Thursday 14 October 2010

Zoetropes!

The zoetrope is a mechanical optical device invented in 1834 by William George Horner, a British mathematician. It became a popular Victorian parlor toy until it was replaced by modern film technology.



Before the Zoetrope

Horner originally called the device a daedalum, which means "wheel of the devil." It was similar to the earlier phenakistoscope (invented by Joseph Plateau in 1831), but did not require mirrors. Unlike the phenakistoscope, the daedalum could be viewed by more than one person.



How the Zoetrope Works

The zoetrope looks like a drum with an open top on a centered axis. A strip of hand-drawn pictures is attached to the bottom of the inside. When the drum is spun on its axis, the viewer looks in through slots on the side, and the pictures seem to move. Looking at the pictures through the slots keeps the images from blurring together.
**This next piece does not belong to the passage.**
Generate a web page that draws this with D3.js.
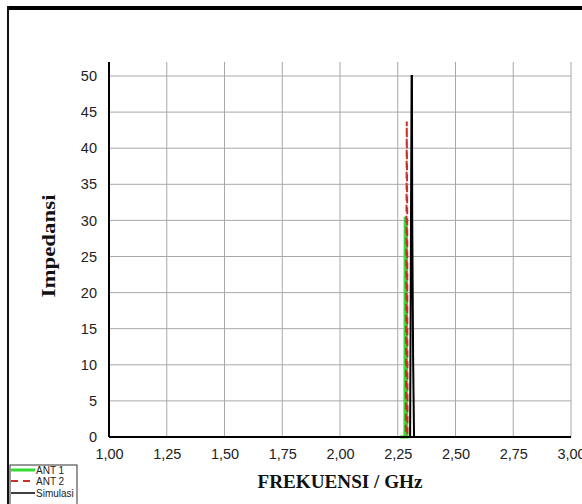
<!DOCTYPE html>
<html>
<head>
<meta charset="utf-8">
<script src="https://cdn.jsdelivr.net/npm/d3@7"></script>
<style>
  html, body { margin: 0; padding: 0; background: #fff; }
  svg { display: block; }
</style>
</head>
<body>
<svg id="chart" width="582" height="504"></svg>
<script>
// ---- data ----
const xTicks = [1.00, 1.25, 1.50, 1.75, 2.00, 2.25, 2.50, 2.75, 3.00];
const yTicks = [0, 5, 10, 15, 20, 25, 30, 35, 40, 45, 50];

const ant1Freq = [2.260, 2.281, 2.282, 2.287, 2.289, 2.300];
const ant1Val  = [0, 0, 30.5, 29.5, 0, 0];

const ant2Freq = [2.260, 2.285, 2.289, 2.291, 2.292, 2.300];
const ant2Val  = [0, 0, 43.7, 30, 0, 0];

const simFreq = [2.260, 2.3035, 2.310, 2.3115, 2.3125, 2.3165, 2.3205, 2.340];
const simVal  = [0, 0, 50, 50, 31, 11, 0, 0];

const seriesNames = ["ANT 1", "ANT 2", "Simulasi"];

// ---- layout ----
const svg = d3.select("#chart");
const pLeft = 109, pRight = 571, pTop = 76, pBottom = 437, gridTop = 62;

const x = d3.scaleLinear().domain([1, 3]).range([pLeft, pRight]);
const y = d3.scaleLinear().domain([0, 50]).range([pBottom, pTop]);
const fmt = v => d3.format(".2f")(v).replace(".", ",");

// outer frame
svg.append("line").attr("x1", 7).attr("x2", 582).attr("y1", 8).attr("y2", 8)
  .attr("stroke", "#000").attr("stroke-width", 4);
svg.append("line").attr("x1", 8).attr("x2", 8).attr("y1", 6).attr("y2", 504)
  .attr("stroke", "#111").attr("stroke-width", 2);

// grid
const grid = svg.append("g");
grid.selectAll("line.v").data(xTicks.slice(1)).join("line")
  .attr("x1", d => x(d)).attr("x2", d => x(d))
  .attr("y1", gridTop).attr("y2", pBottom)
  .attr("stroke", "#a8a8a8").attr("stroke-width", 1);
grid.selectAll("line.h").data(yTicks.slice(1)).join("line")
  .attr("x1", pLeft).attr("x2", pRight)
  .attr("y1", d => y(d)).attr("y2", d => y(d))
  .attr("stroke", "#a8a8a8").attr("stroke-width", 1);

// series
const line = d3.line().x(d => x(d[0])).y(d => y(d[1]));
const zip = (a, b) => a.map((v, i) => [v, b[i]]);

svg.append("path").datum(zip(ant1Freq, ant1Val)).attr("d", line)
  .attr("fill", "none").attr("stroke", "#33dd33").attr("stroke-width", 3);
svg.append("path").datum(zip(ant2Freq, ant2Val)).attr("d", line)
  .attr("fill", "none").attr("stroke", "#c8302c").attr("stroke-width", 2)
  .attr("stroke-dasharray", "7,4");
svg.append("path").datum(zip(simFreq, simVal)).attr("d", line)
  .attr("fill", "none").attr("stroke", "#000").attr("stroke-width", 2);

// axes
const xAxis = svg.append("g").attr("transform", `translate(0,${pBottom})`)
  .call(d3.axisBottom(x).tickValues(xTicks).tickFormat(fmt).tickSize(0).tickPadding(12));
xAxis.select(".domain").attr("stroke", "#000").attr("stroke-width", 2)
  .attr("d", `M${pLeft},0H${pRight}`);
xAxis.selectAll("text").attr("font-family", "Liberation Sans, Arial, sans-serif")
  .attr("font-size", 14.5).attr("fill", "#222");

const yAxis = svg.append("g").attr("transform", `translate(${pLeft},0)`)
  .call(d3.axisLeft(y).tickValues(yTicks).tickSize(0).tickPadding(12));
yAxis.select(".domain").attr("stroke", "#000").attr("stroke-width", 2)
  .attr("d", `M0,${gridTop}V${pBottom}`);
yAxis.selectAll("text").attr("font-family", "Liberation Sans, Arial, sans-serif")
  .attr("font-size", 14.5).attr("fill", "#222");

// axis titles
svg.append("text").attr("x", 340).attr("y", 488).attr("text-anchor", "middle")
  .attr("font-family", "Liberation Serif, Times New Roman, serif")
  .attr("font-weight", "bold").attr("font-size", 19)
  .attr("textLength", 165).attr("lengthAdjust", "spacingAndGlyphs")
  .attr("fill", "#111").text("FREKUENSI / GHz");
svg.append("text").attr("transform", "translate(55,246) rotate(-90)")
  .attr("text-anchor", "middle")
  .attr("font-family", "Liberation Serif, Times New Roman, serif")
  .attr("font-weight", "bold").attr("font-size", 19)
  .attr("textLength", 103).attr("lengthAdjust", "spacingAndGlyphs")
  .attr("fill", "#111").text("Impedansi");

// legend
const lg = svg.append("g");
lg.append("rect").attr("x", 10).attr("y", 465).attr("width", 67).attr("height", 45)
  .attr("fill", "#fff").attr("stroke", "#333").attr("stroke-width", 1);
const styles = [
  { stroke: "#33dd33", w: 3, dash: null },
  { stroke: "#c8302c", w: 2, dash: "7,5" },
  { stroke: "#000", w: 1.5, dash: null }
];
const ly = [470, 481, 493];
seriesNames.forEach((name, i) => {
  lg.append("line").attr("x1", 11).attr("x2", 35).attr("y1", ly[i]).attr("y2", ly[i])
    .attr("stroke", styles[i].stroke).attr("stroke-width", styles[i].w)
    .attr("stroke-dasharray", styles[i].dash);
  lg.append("text").attr("x", 36).attr("y", ly[i] + 3.5)
    .attr("font-family", "Liberation Sans, Arial, sans-serif").attr("font-size", 10)
    .attr("fill", "#222").text(name);
});
</script>
</body>
</html>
The faster the drum is spun, the smoother the "movie" appears.



Persistence of Motion

The zoetrope is the third optical toy, after the thaumatrope and the phenakistoscope, to use the principle of persistence of vision to create the illusion of motion. The slightly-changing pictures inside the zoetrope fool the eye into thinking that the minute changes are actually the object moving.



Zoetrope Becomes Obsolete

The zoetrope lost popularity when the praxinoscope was invented by Emile Reynaud in 1877. The praxinoscope's picture was clearer and brighter than the zoetrope's.